* Begin Supplied information *

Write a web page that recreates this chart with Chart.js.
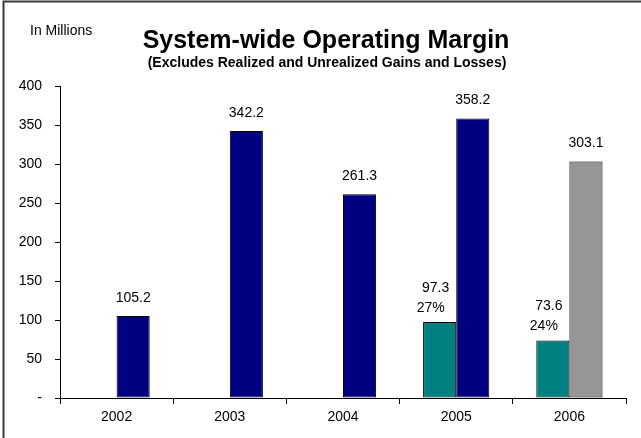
<!DOCTYPE html>
<html>
<head>
<meta charset="utf-8">
<script src="https://cdn.jsdelivr.net/npm/chart.js@4.4.0/dist/chart.umd.min.js"></script>
<style>
  html, body { margin: 0; padding: 0; background: #ffffff; }
  #wrap { width: 641px; height: 438px; position: relative; }
</style>
</head>
<body>
<div id="wrap"><canvas id="c" width="641" height="438"></canvas></div>
<script>
const categories = ['2002', '2003', '2004', '2005', '2006'];
const marginValues = [null, null, null, 97.3, 73.6];
const marginPercents = [null, null, null, '27%', '24%'];
const operatingValues = [105.2, 342.2, 261.3, 358.2, 303.1];
const yTicks = [0, 50, 100, 150, 200, 250, 300, 350, 400];
const chartTitle = 'System-wide Operating Margin';
const chartSubtitle = '(Excludes Realized and Unrealized Gains and Losses)';
const unitLabel = 'In Millions';

const FONT = '"Liberation Sans", Arial, Helvetica, sans-serif';

const frameAndText = {
  id: 'frameAndText',
  beforeDraw(chart) {
    const ctx = chart.ctx;
    ctx.save();
    ctx.fillStyle = '#ffffff';
    ctx.fillRect(0, 0, chart.width, chart.height);
    ctx.strokeStyle = '#3a3a3a';
    ctx.lineWidth = 2;
    ctx.beginPath();
    ctx.moveTo(3.5, chart.height);
    ctx.lineTo(3.5, 1.5);
    ctx.lineTo(chart.width, 1.5);
    ctx.stroke();
    ctx.restore();
  },
  afterDraw(chart) {
    const ctx = chart.ctx;
    ctx.save();
    ctx.fillStyle = '#000000';
    ctx.textBaseline = 'middle';
    ctx.textAlign = 'left';
    ctx.font = '14px ' + FONT;
    ctx.fillText(unitLabel, 30, 31);
    ctx.textAlign = 'center';
    ctx.font = 'bold 25px ' + FONT;
    ctx.fillText(chartTitle, 326, 41);
    ctx.font = 'bold 14px ' + FONT;
    ctx.fillText(chartSubtitle, 327, 63);

    // value labels
    ctx.font = '14px ' + FONT;
    ctx.textBaseline = 'middle';
    const m0 = chart.getDatasetMeta(0);
    const m1 = chart.getDatasetMeta(1);
    m1.data.forEach((bar, i) => {
      const v = operatingValues[i];
      if (v == null) return;
      ctx.fillText(v.toFixed(1), bar.x, bar.y - 18);
    });
    m0.data.forEach((bar, i) => {
      const v = marginValues[i];
      if (v == null) return;
      ctx.fillText(marginPercents[i], bar.x - 9, bar.y - 14);
      ctx.fillText(v.toFixed(1), bar.x - 4, bar.y - 34);
    });
    ctx.restore();
  }
};

new Chart(document.getElementById('c'), {
  type: 'bar',
  data: {
    labels: categories,
    datasets: [
      {
        data: marginValues,
        backgroundColor: '#008080',
        borderColor: '#000000',
        borderWidth: 1,
        borderSkipped: false,
        inflateAmount: 0,
        categoryPercentage: 0.585,
        barPercentage: 1.0
      },
      {
        data: operatingValues,
        backgroundColor: operatingValues.map((v, i) => i === 4 ? '#969696' : '#000080'),
        borderColor: '#000000',
        borderWidth: 1,
        borderSkipped: false,
        inflateAmount: 0,
        categoryPercentage: 0.585,
        barPercentage: 1.0
      }
    ]
  },
  options: {
    responsive: false,
    animation: false,
    layout: { padding: { top: 86, right: 15, bottom: 0, left: 0 } },
    plugins: {
      legend: { display: false },
      title: { display: false },
      tooltip: { enabled: false }
    },
    scales: {
      x: {
        grid: { display: true, offset: true, drawOnChartArea: false, drawTicks: true, tickLength: 6, color: '#000000', lineWidth: 1 },
        border: { display: true, color: '#000000', width: 1 },
        ticks: { color: '#000000', font: { family: FONT, size: 14 }, padding: 5, maxRotation: 0 },
        afterFit(scale) { scale.height = 40; }
      },
      y: {
        min: 0,
        max: 400,
        afterBuildTicks(scale) { scale.ticks = yTicks.map(v => ({ value: v })); },
        grid: { display: true, drawOnChartArea: false, drawTicks: true, tickLength: 5, color: '#000000', lineWidth: 1 },
        border: { display: true, color: '#000000', width: 1 },
        ticks: {
          color: '#000000',
          font: { family: FONT, size: 14 },
          padding: 13,
          callback: (v) => v === 0 ? '-' : String(v)
        },
        afterFit(scale) { scale.width = 60; }
      }
    }
  },
  plugins: [frameAndText]
});
</script>
</body>
</html>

* End Supplied information *

**Task instructions:** Reproduce all of the material exactly, apart from the pictures.

**Task response:**
Write a web page that recreates this chart with Chart.js.
<!DOCTYPE html>
<html>
<head>
<meta charset="utf-8">
<script src="https://cdn.jsdelivr.net/npm/chart.js@4.4.0/dist/chart.umd.min.js"></script>
<style>
  html, body { margin: 0; padding: 0; background: #ffffff; }
  #wrap { width: 641px; height: 438px; position: relative; }
</style>
</head>
<body>
<div id="wrap"><canvas id="c" width="641" height="438"></canvas></div>
<script>
const categories = ['2002', '2003', '2004', '2005', '2006'];
const marginValues = [null, null, null, 97.3, 73.6];
const marginPercents = [null, null, null, '27%', '24%'];
const operatingValues = [105.2, 342.2, 261.3, 358.2, 303.1];
const yTicks = [0, 50, 100, 150, 200, 250, 300, 350, 400];
const chartTitle = 'System-wide Operating Margin';
const chartSubtitle = '(Excludes Realized and Unrealized Gains and Losses)';
const unitLabel = 'In Millions';

const FONT = '"Liberation Sans", Arial, Helvetica, sans-serif';

const frameAndText = {
  id: 'frameAndText',
  beforeDraw(chart) {
    const ctx = chart.ctx;
    ctx.save();
    ctx.fillStyle = '#ffffff';
    ctx.fillRect(0, 0, chart.width, chart.height);
    ctx.strokeStyle = '#3a3a3a';
    ctx.lineWidth = 2;
    ctx.beginPath();
    ctx.moveTo(3.5, chart.height);
    ctx.lineTo(3.5, 1.5);
    ctx.lineTo(chart.width, 1.5);
    ctx.stroke();
    ctx.restore();
  },
  afterDraw(chart) {
    const ctx = chart.ctx;
    ctx.save();
    ctx.fillStyle = '#000000';
    ctx.textBaseline = 'middle';
    ctx.textAlign = 'left';
    ctx.font = '14px ' + FONT;
    ctx.fillText(unitLabel, 30, 31);
    ctx.textAlign = 'center';
    ctx.font = 'bold 25px ' + FONT;
    ctx.fillText(chartTitle, 326, 41);
    ctx.font = 'bold 14px ' + FONT;
    ctx.fillText(chartSubtitle, 327, 63);

    // value labels
    ctx.font = '14px ' + FONT;
    ctx.textBaseline = 'middle';
    const m0 = chart.getDatasetMeta(0);
    const m1 = chart.getDatasetMeta(1);
    m1.data.forEach((bar, i) => {
      const v = operatingValues[i];
      if (v == null) return;
      ctx.fillText(v.toFixed(1), bar.x, bar.y - 18);
    });
    m0.data.forEach((bar, i) => {
      const v = marginValues[i];
      if (v == null) return;
      ctx.fillText(marginPercents[i], bar.x - 9, bar.y - 14);
      ctx.fillText(v.toFixed(1), bar.x - 4, bar.y - 34);
    });
    ctx.restore();
  }
};

new Chart(document.getElementById('c'), {
  type: 'bar',
  data: {
    labels: categories,
    datasets: [
      {
        data: marginValues,
        backgroundColor: '#008080',
        borderColor: '#000000',
        borderWidth: 1,
        borderSkipped: false,
        inflateAmount: 0,
        categoryPercentage: 0.585,
        barPercentage: 1.0
      },
      {
        data: operatingValues,
        backgroundColor: operatingValues.map((v, i) => i === 4 ? '#969696' : '#000080'),
        borderColor: '#000000',
        borderWidth: 1,
        borderSkipped: false,
        inflateAmount: 0,
        categoryPercentage: 0.585,
        barPercentage: 1.0
      }
    ]
  },
  options: {
    responsive: false,
    animation: false,
    layout: { padding: { top: 86, right: 15, bottom: 0, left: 0 } },
    plugins: {
      legend: { display: false },
      title: { display: false },
      tooltip: { enabled: false }
    },
    scales: {
      x: {
        grid: { display: true, offset: true, drawOnChartArea: false, drawTicks: true, tickLength: 6, color: '#000000', lineWidth: 1 },
        border: { display: true, color: '#000000', width: 1 },
        ticks: { color: '#000000', font: { family: FONT, size: 14 }, padding: 5, maxRotation: 0 },
        afterFit(scale) { scale.height = 40; }
      },
      y: {
        min: 0,
        max: 400,
        afterBuildTicks(scale) { scale.ticks = yTicks.map(v => ({ value: v })); },
        grid: { display: true, drawOnChartArea: false, drawTicks: true, tickLength: 5, color: '#000000', lineWidth: 1 },
        border: { display: true, color: '#000000', width: 1 },
        ticks: {
          color: '#000000',
          font: { family: FONT, size: 14 },
          padding: 13,
          callback: (v) => v === 0 ? '-' : String(v)
        },
        afterFit(scale) { scale.width = 60; }
      }
    }
  },
  plugins: [frameAndText]
});
</script>
</body>
</html>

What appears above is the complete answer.